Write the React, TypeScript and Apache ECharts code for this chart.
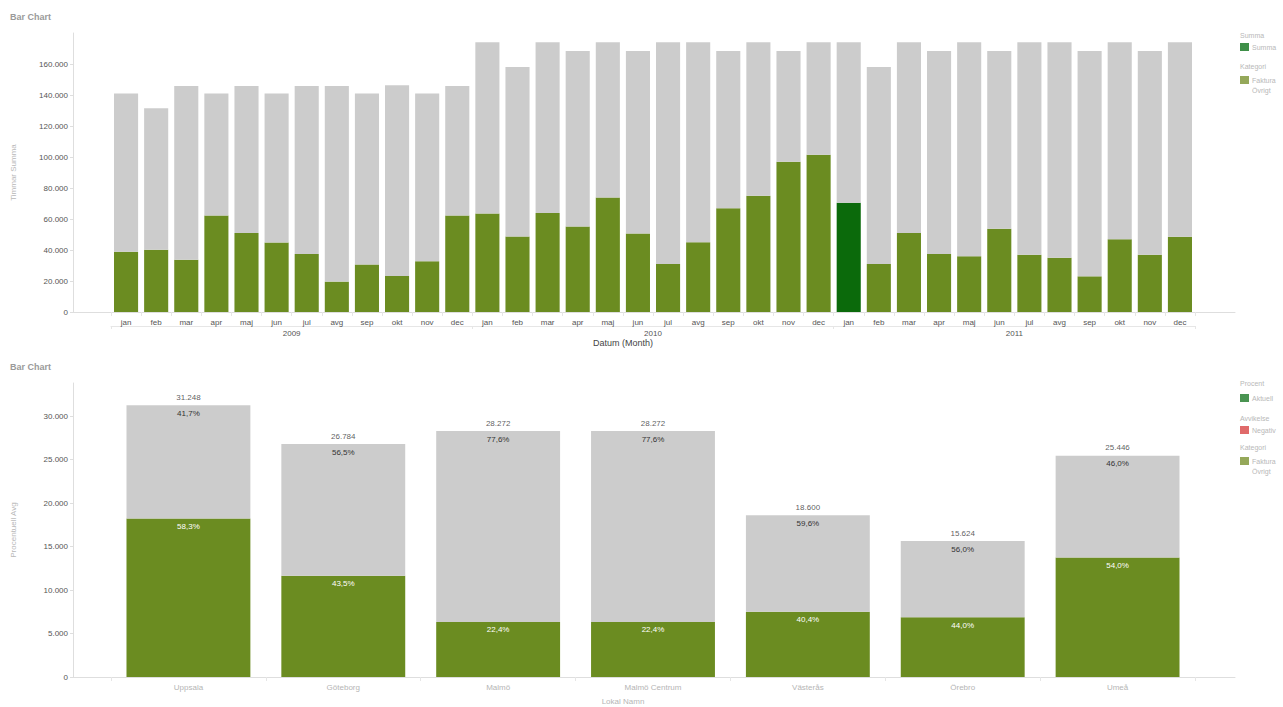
import React, { useEffect, useRef } from 'react';
import * as echarts from 'echarts';

const months = ['jan', 'feb', 'mar', 'apr', 'maj', 'jun', 'jul', 'avg', 'sep', 'okt', 'nov', 'dec'];
const years = ['2009', '2010', '2011'];

const topTotals = [
  141000, 131500, 145800, 141000, 145800, 141000, 145800, 145800, 141000, 146300, 141000, 145800,
  174000, 158000, 174000, 168400, 174000, 168400, 174000, 174000, 168400, 174000, 168400, 174000,
  174000, 158000, 174000, 168400, 174000, 168400, 174000, 174000, 168400, 174000, 168400, 174000,
];
const topGreen = [
  38800, 40100, 33700, 62300, 50900, 44900, 37500, 19600, 30600, 23300, 32800, 62300,
  63600, 48700, 63900, 55200, 73800, 50700, 31000, 45000, 67000, 75000, 97000, 101500,
  70500, 31000, 51000, 37500, 36000, 53700, 37000, 35000, 23000, 47000, 37000, 48500,
];
const highlightIndex = 24;

const bottomCategories = ['Uppsala', 'Göteborg', 'Malmö', 'Malmö Centrum', 'Västerås', 'Örebro', 'Umeå'];
const bottomTotals = [31248, 26784, 28272, 28272, 18600, 15624, 25446];
const bottomGreen = [18218, 11651, 6333, 6333, 7514, 6875, 13741];

const OLIVE = '#6b8c21';
const GRAY = '#cccccc';
const DARK = '#0b6a0b';
const FONT = 'Liberation Sans, Arial, sans-serif';

const fmtNum = (v: number) => String(Math.round(v)).replace(/\B(?=(\d{3})+(?!\d))/g, '.');
const fmtPct = (v: number, t: number) => (v / t * 100).toFixed(1).replace('.', ',') + '%';

export default function App() {
  const ref = useRef<HTMLDivElement>(null);
  useEffect(() => {
    document.body.style.margin = '0';
    document.body.style.overflow = 'hidden';
    const chart = echarts.init(ref.current!, undefined, { renderer: 'svg' });
    const monthCats = years.flatMap((y) => months.map((m) => `${m}|${y}`));
    const topGray = topTotals.map((t, i) => t - topGreen[i]);
    const bottomGray = bottomTotals.map((t, i) => t - bottomGreen[i]);
    const axisCol = '#dedede';
    const tickLabel = { fontSize: 8, color: '#555', fontFamily: FONT };
    const blurText = (text: string, x: number, y: number, extra: any = {}) => ({
      type: 'text', x, y,
      style: { text, fill: '#b8b8b8', fontSize: 7, fontFamily: FONT, verticalAlign: 'middle', ...extra },
    });
    const option: any = {
      animation: false,
      textStyle: { fontFamily: FONT },
      grid: [
        { left: 73, right: 48, top: 33, height: 279 },
        { left: 111, right: 88, top: 33, height: 279 },
        { left: 73, right: 48, top: 383, height: 294 },
        { left: 111, right: 88, top: 383, height: 294 },
      ],
      xAxis: [
        { gridIndex: 0, type: 'category', data: [''], axisLine: { lineStyle: { color: axisCol } }, axisTick: { show: false }, axisLabel: { show: false } },
        {
          gridIndex: 1, type: 'category', data: monthCats,
          axisLine: { show: false },
          axisTick: { show: true, length: 4, lineStyle: { color: '#e6e6e6' } },
          axisLabel: { ...tickLabel, margin: 6, formatter: (v: string) => v.split('|')[0] },
        },
        {
          gridIndex: 1, type: 'category', data: years, position: 'bottom', offset: 14,
          axisLine: { show: true, lineStyle: { color: '#e6e6e6' } },
          axisTick: { show: true, length: 3, lineStyle: { color: '#e6e6e6' } },
          axisLabel: { ...tickLabel, margin: 3 },
        },
        { gridIndex: 2, type: 'category', data: [''], axisLine: { lineStyle: { color: axisCol } }, axisTick: { show: false }, axisLabel: { show: false } },
        {
          gridIndex: 3, type: 'category', data: bottomCategories,
          axisLine: { show: false },
          axisTick: { show: true, length: 4, lineStyle: { color: '#e6e6e6' } },
          axisLabel: { fontSize: 8, color: '#b5b5b5', fontFamily: FONT, margin: 6 },
        },
      ],
      yAxis: [
        {
          gridIndex: 0, type: 'value', min: 0, max: 180000, interval: 20000,
          axisLine: { show: true, lineStyle: { color: axisCol } },
          axisTick: { show: true, length: 3, lineStyle: { color: axisCol } },
          splitLine: { show: false },
          axisLabel: { ...tickLabel, margin: 5, showMaxLabel: false, formatter: (v: number) => fmtNum(v) },
          name: 'Timmar Summa', nameLocation: 'middle', nameGap: 56,
          nameTextStyle: { color: '#b8b8b8', fontSize: 8, fontFamily: FONT },
        },
        { gridIndex: 1, type: 'value', min: 0, max: 180000, show: false, splitLine: { show: false } },
        {
          gridIndex: 2, type: 'value', min: 0, max: 33800, interval: 5000,
          axisLine: { show: true, lineStyle: { color: axisCol } },
          axisTick: { show: true, length: 3, lineStyle: { color: axisCol } },
          splitLine: { show: false },
          axisLabel: { ...tickLabel, margin: 5, showMaxLabel: false, formatter: (v: number) => fmtNum(v) },
          name: 'Procentuell Avg', nameLocation: 'middle', nameGap: 56,
          nameTextStyle: { color: '#b8b8b8', fontSize: 8, fontFamily: FONT },
        },
        { gridIndex: 3, type: 'value', min: 0, max: 33800, show: false, splitLine: { show: false } },
      ],
      series: [
        {
          type: 'bar', name: 'Faktura', xAxisIndex: 1, yAxisIndex: 1, stack: 'top', barCategoryGap: '20%',
          itemStyle: { color: OLIVE },
          data: topGreen.map((v, i) => (i === highlightIndex ? { value: v, itemStyle: { color: DARK } } : v)),
        },
        {
          type: 'bar', name: 'Övrigt', xAxisIndex: 1, yAxisIndex: 1, stack: 'top', barCategoryGap: '20%',
          itemStyle: { color: GRAY }, data: topGray,
        },
        {
          type: 'bar', name: 'Faktura', xAxisIndex: 4, yAxisIndex: 3, stack: 'bot', barCategoryGap: '20%',
          itemStyle: { color: OLIVE }, data: bottomGreen,
          label: {
            show: true, position: 'insideTop', distance: 4, fontSize: 8, color: '#ffffff', fontFamily: FONT,
            formatter: (p: any) => fmtPct(p.value, bottomTotals[p.dataIndex]),
          },
        },
        {
          type: 'bar', name: 'Övrigt', xAxisIndex: 4, yAxisIndex: 3, stack: 'bot', barCategoryGap: '20%',
          itemStyle: { color: GRAY }, data: bottomGray,
          label: {
            show: true, position: 'insideTop', distance: 4, fontSize: 8, color: '#333333', fontFamily: FONT,
            formatter: (p: any) => fmtPct(p.value, bottomTotals[p.dataIndex]),
          },
        },
        {
          type: 'scatter', name: 'Totalt', xAxisIndex: 4, yAxisIndex: 3, symbolSize: 0,
          itemStyle: { color: 'rgba(0,0,0,0)' }, data: bottomTotals,
          label: {
            show: true, position: 'top', distance: 4, fontSize: 8, color: '#333333', fontFamily: FONT,
            formatter: (p: any) => fmtNum(p.value),
          },
        },
      ],
      graphic: [
        { type: 'text', x: 10, y: 17, style: { text: 'Bar Chart', fill: '#9a9a9a', fontSize: 9, fontWeight: 'bold', fontFamily: FONT, verticalAlign: 'middle' } },
        { type: 'text', x: 10, y: 367, style: { text: 'Bar Chart', fill: '#9a9a9a', fontSize: 9, fontWeight: 'bold', fontFamily: FONT, verticalAlign: 'middle' } },
        { type: 'text', x: 623, y: 343, style: { text: 'Datum (Month)', fill: '#444', fontSize: 9, fontFamily: FONT, align: 'center', verticalAlign: 'middle' } },
        { type: 'text', x: 623, y: 701, style: { text: 'Lokal Namn', fill: '#b5b5b5', fontSize: 8, fontFamily: FONT, align: 'center', verticalAlign: 'middle' } },
        // top legend
        blurText('Summa', 1240, 35),
        { type: 'rect', shape: { x: 1240, y: 43, width: 9, height: 8 }, style: { fill: '#3f8f48' } },
        blurText('Summa', 1252, 47),
        blurText('Kategori', 1240, 66),
        { type: 'rect', shape: { x: 1240, y: 76, width: 9, height: 8 }, style: { fill: '#95a85a' } },
        blurText('Faktura', 1252, 80),
        blurText('Övrigt', 1252, 90),
        // bottom legend
        blurText('Procent', 1240, 383),
        { type: 'rect', shape: { x: 1240, y: 394, width: 9, height: 8 }, style: { fill: '#4a9452' } },
        blurText('Aktuell', 1252, 398),
        blurText('Avvikelse', 1240, 418),
        { type: 'rect', shape: { x: 1240, y: 426, width: 9, height: 8 }, style: { fill: '#e06a6a' } },
        blurText('Negativ', 1252, 430),
        blurText('Kategori', 1240, 447),
        { type: 'rect', shape: { x: 1240, y: 457, width: 9, height: 8 }, style: { fill: '#95a85a' } },
        blurText('Faktura', 1252, 461),
        blurText('Övrigt', 1252, 471),
      ],
    };
    chart.setOption(option);
    return () => chart.dispose();
  }, []);
  return <div ref={ref} style={{ width: 1283, height: 707 }} />;
}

WRITTEN INSTRUCTION> Transcribe exactly, with no pictures, the lines running from the first line of the material through the line holding "const years = ['2009', '2010', '2011'];".

SOLUTION>
Write the React, TypeScript and Apache ECharts code for this chart.
import React, { useEffect, useRef } from 'react';
import * as echarts from 'echarts';

const months = ['jan', 'feb', 'mar', 'apr', 'maj', 'jun', 'jul', 'avg', 'sep', 'okt', 'nov', 'dec'];
const years = ['2009', '2010', '2011'];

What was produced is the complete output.